** SET PROBLEM **
Show all lines that include the string "this"; copy each one.

** EXTRACTED INFORMATION **
============================================================
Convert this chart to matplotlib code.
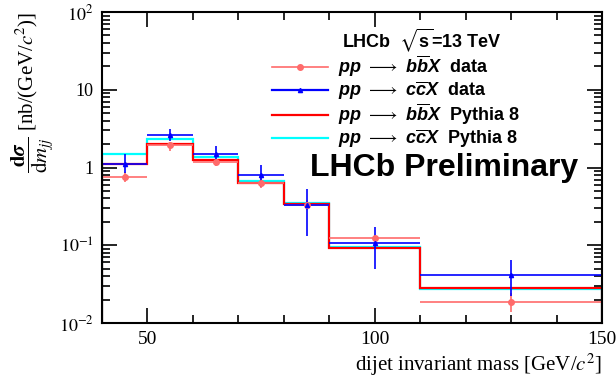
============================================================
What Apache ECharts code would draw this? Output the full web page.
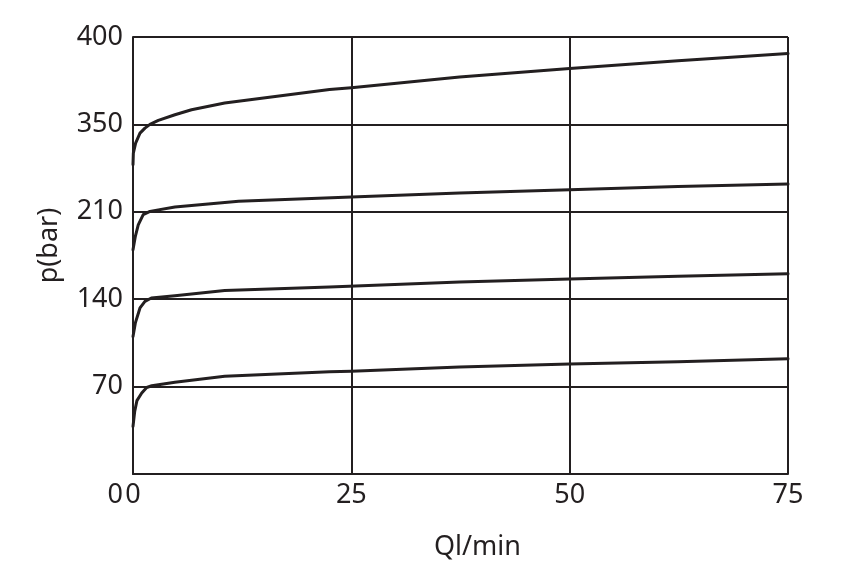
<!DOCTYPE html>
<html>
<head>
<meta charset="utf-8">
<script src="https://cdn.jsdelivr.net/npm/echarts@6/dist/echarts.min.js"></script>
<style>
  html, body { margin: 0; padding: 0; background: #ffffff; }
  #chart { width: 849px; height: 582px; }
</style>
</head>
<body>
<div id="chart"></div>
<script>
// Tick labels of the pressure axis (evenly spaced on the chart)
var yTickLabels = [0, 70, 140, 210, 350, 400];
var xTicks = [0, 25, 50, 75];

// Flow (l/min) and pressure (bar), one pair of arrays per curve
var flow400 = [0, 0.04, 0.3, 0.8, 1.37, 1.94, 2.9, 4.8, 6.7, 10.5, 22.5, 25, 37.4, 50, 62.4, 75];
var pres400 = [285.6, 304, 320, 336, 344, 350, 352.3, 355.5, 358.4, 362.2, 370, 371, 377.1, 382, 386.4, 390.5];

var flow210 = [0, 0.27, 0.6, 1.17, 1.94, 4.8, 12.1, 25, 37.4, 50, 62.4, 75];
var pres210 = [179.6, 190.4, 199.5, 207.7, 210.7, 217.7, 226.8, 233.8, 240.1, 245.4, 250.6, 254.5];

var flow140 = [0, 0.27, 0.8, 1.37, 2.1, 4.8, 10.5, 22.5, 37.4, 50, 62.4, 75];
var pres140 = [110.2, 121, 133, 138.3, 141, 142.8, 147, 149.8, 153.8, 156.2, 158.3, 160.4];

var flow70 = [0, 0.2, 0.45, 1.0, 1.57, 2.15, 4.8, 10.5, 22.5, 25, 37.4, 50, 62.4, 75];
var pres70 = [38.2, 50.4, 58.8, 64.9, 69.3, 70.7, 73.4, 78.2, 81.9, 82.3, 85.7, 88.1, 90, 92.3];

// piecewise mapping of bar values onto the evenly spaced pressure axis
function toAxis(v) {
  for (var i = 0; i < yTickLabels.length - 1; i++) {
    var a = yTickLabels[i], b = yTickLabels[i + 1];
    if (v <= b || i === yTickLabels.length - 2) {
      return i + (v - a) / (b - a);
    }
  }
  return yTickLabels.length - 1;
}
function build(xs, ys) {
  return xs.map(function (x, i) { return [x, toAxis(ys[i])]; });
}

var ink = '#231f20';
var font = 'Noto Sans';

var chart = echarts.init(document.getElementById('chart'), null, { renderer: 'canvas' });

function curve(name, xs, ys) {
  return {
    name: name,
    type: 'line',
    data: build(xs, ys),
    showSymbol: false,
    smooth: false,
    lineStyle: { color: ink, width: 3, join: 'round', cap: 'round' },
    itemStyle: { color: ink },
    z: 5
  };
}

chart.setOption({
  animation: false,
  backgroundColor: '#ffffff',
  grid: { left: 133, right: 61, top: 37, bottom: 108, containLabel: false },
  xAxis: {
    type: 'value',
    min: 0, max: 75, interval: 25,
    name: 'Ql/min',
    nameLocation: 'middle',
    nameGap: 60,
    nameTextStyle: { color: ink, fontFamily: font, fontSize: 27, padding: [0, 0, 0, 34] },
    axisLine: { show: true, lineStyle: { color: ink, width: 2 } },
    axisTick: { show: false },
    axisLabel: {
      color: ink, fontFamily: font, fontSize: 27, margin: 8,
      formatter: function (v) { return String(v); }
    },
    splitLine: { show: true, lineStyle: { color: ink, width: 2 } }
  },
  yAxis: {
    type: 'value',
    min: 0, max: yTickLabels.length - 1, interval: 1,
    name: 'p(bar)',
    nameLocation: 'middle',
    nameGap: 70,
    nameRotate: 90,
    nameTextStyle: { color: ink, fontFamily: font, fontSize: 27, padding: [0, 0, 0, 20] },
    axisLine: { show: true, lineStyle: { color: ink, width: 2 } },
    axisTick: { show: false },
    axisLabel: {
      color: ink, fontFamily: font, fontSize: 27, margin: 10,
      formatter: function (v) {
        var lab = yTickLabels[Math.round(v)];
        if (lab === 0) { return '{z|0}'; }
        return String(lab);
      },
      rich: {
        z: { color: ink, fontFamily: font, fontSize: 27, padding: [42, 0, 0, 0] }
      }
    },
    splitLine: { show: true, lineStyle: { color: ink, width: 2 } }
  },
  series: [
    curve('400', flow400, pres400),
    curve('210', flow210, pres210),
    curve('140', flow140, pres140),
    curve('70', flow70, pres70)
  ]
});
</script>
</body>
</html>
============================================================
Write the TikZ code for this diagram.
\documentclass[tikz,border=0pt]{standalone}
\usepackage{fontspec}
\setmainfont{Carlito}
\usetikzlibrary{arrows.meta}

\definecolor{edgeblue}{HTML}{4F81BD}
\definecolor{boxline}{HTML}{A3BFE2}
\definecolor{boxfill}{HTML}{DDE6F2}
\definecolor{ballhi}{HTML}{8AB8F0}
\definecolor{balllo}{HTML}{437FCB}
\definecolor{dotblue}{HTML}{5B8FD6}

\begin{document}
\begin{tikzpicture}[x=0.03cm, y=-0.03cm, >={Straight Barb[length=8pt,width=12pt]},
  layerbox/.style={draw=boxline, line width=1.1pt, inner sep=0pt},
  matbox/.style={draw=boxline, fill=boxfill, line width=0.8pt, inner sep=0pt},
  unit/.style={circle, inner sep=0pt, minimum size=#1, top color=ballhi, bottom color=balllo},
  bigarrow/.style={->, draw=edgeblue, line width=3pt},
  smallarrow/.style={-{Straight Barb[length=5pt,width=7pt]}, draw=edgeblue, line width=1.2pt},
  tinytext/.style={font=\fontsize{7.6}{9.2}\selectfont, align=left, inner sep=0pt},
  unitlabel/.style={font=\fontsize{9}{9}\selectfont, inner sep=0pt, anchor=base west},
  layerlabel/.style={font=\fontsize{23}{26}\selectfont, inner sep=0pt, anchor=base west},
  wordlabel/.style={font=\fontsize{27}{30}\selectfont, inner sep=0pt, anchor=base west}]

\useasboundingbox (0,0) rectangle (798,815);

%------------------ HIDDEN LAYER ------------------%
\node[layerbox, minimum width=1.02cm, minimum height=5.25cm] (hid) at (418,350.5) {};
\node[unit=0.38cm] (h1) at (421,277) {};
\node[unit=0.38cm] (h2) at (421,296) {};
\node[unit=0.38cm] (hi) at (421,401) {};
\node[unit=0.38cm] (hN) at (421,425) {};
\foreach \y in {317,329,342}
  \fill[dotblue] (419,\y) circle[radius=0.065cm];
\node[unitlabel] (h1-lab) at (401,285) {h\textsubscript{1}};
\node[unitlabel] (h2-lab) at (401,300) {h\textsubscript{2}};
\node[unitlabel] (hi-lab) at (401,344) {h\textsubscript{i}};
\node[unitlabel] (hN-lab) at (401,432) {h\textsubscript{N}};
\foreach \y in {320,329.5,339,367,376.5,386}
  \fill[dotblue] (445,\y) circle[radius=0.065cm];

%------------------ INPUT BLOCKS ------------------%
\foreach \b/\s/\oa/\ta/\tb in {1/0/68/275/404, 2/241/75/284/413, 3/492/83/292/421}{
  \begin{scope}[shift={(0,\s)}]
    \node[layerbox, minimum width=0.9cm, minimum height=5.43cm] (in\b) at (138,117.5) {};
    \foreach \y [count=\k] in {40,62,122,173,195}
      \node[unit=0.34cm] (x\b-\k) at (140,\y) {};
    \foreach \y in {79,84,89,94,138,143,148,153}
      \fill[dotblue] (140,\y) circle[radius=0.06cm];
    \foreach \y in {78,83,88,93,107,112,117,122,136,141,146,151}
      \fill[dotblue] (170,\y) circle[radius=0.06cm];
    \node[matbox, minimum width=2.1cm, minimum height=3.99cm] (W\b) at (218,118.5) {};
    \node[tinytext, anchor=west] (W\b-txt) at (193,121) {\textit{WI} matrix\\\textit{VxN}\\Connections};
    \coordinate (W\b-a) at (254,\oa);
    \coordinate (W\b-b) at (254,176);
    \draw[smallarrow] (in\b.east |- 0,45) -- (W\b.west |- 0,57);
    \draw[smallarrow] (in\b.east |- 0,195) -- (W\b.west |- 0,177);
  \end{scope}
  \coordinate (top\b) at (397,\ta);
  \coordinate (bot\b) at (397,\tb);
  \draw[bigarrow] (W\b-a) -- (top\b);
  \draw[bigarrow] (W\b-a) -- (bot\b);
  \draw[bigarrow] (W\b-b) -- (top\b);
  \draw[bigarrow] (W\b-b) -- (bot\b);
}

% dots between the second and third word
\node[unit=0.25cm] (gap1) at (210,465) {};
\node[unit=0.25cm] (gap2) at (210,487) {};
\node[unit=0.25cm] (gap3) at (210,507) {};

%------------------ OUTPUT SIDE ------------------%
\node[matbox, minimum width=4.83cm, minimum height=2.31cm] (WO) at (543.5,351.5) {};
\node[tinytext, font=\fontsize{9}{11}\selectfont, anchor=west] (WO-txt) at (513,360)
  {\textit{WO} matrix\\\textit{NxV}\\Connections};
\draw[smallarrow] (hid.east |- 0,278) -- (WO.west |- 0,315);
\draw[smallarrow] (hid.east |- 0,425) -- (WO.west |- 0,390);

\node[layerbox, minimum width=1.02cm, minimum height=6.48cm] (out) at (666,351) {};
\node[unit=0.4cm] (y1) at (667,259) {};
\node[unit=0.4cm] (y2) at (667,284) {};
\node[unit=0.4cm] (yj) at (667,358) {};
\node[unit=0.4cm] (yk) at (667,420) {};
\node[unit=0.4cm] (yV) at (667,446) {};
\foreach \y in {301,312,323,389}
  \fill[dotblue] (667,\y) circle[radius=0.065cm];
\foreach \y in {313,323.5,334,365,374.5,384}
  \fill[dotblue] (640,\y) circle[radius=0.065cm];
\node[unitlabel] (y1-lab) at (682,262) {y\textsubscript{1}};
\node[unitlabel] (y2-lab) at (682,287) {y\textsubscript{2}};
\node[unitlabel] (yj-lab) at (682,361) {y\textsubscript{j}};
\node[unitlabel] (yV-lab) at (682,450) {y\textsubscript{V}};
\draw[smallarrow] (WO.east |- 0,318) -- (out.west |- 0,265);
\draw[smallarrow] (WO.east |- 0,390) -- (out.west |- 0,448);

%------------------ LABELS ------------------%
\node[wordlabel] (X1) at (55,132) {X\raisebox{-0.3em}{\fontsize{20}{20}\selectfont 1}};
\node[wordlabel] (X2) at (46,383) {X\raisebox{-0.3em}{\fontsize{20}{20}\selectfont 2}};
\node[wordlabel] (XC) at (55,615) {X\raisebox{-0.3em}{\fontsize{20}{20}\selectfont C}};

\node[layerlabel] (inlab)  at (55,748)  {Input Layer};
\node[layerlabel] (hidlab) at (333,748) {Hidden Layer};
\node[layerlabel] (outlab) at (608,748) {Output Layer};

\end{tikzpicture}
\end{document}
============================================================
** EXERCISE ANSWER **
Convert this chart to matplotlib code.
What Apache ECharts code would draw this? Output the full web page.
Write the TikZ code for this diagram.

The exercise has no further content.